Net flows into equity funds
Source: Calastone
October’s £2.7bn record outflows were prompted by fears that chancellor Rachel Reeves would hike capital gains tax, which she did, but not by as much as some people had feared, and the money flowed right back into the market last month. The reason was not indecisiveness but rather minimising tax bills, according to Calastone head of global markets Edward Glyn.
“The biggest tax-raising budget since 1993 prompted a scramble to shield profits on funds from higher levies. But investors were keen not to be out of the market for long,” he said.
“Almost half of October’s outflows were poured back into equity funds in the first week of November, further evidence that these record flows were all about minimising tax bills.”
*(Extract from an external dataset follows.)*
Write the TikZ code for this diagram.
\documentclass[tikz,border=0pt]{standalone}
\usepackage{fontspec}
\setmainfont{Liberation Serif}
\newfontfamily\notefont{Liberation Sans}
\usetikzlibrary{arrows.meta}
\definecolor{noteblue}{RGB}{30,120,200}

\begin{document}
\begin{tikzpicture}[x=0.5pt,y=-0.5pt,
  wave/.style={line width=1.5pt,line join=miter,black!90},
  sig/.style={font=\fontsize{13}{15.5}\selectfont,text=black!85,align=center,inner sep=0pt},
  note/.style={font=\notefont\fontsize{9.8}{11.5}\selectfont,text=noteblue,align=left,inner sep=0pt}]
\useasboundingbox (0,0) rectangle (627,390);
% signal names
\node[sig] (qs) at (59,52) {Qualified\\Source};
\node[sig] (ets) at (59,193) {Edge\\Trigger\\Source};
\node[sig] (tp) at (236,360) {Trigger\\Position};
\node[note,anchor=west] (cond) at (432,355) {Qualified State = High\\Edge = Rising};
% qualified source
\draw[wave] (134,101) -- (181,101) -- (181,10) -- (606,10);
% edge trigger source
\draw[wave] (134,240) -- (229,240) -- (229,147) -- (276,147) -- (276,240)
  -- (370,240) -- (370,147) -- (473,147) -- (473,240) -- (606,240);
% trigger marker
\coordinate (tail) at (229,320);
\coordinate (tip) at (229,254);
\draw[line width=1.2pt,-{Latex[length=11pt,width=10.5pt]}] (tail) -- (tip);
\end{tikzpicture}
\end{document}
The greatest beneficiaries were global, North American and emerging market funds, which added £1.22bn, £848m and £426m respectively, as well as European funds.
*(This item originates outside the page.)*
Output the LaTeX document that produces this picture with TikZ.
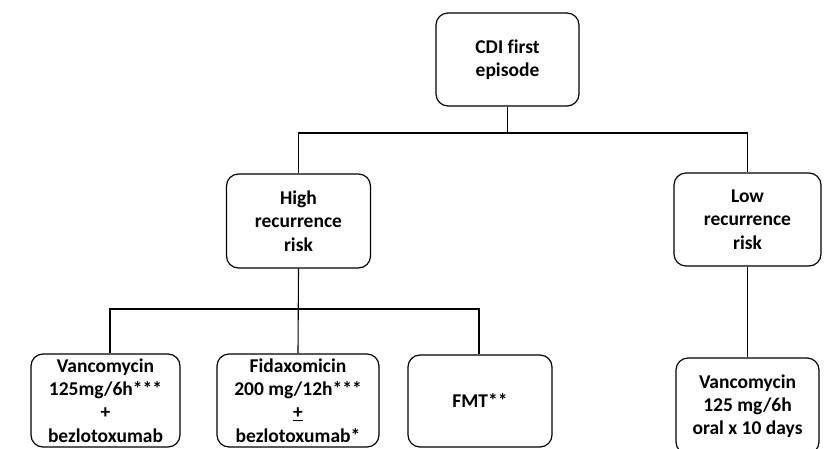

UK-focused equity funds saw their first inflows in 42 months, as the chart below illustrates. Investors added a net £317m to UK-focused funds in November, having withdrawn £25.3bn in the previous three-and-a-half years.
Net flows into UK funds
Source: Calastone
For Glyn, however, it’s too soon to be overly optimistic. “Time will tell, but the inflow to UK-focused funds is likely to be a hiatus rather than marking a break in the trend. There is no major catalyst on the immediate horizon to prompt a wholesale resurgence of interest in the much unloved UK stock market,” he said.
Investors also sought to lock into high yields through fixed income funds, which added £764m and reversed all the net selling Calastone recorded across its network in August and September.
Bond yields fell in the second half of November after rising from their mid-September low. August and September outflows from fixed income investments reflected profit-taking as bond yields decreased on expectations of rapid rate cuts, but yields rose again due to fears of increasing inflationary pressures.
It was these higher yields that tempted investors back into fixed income funds over the past few weeks, according to Glyn.
“Those who added to their fixed income holdings in the first half of November are already enjoying capital gains,” he said.
On the negative side, investors continued to sell Asia Pacific, income and specialist sector funds, albeit at a slower pace than in October.
Inflows into money market funds dropped to £131m, their lowest since April, mainly reflecting the allocation changes that have occurred around all the Budget activity.
Finally, investors withdrew a net £39m from property funds in November, the 14th consecutive month of outflows from the sector for a total of £7.84bn lost over the past six years.
“Property funds do not share the privileged position equities have. The asset class is more marginal in itself and prone to cycles of boom and bust, but investors are still pessimistic and the open-ended fund structure no longer has the confidence of many investors and so the outflows continue,” Glyn concluded.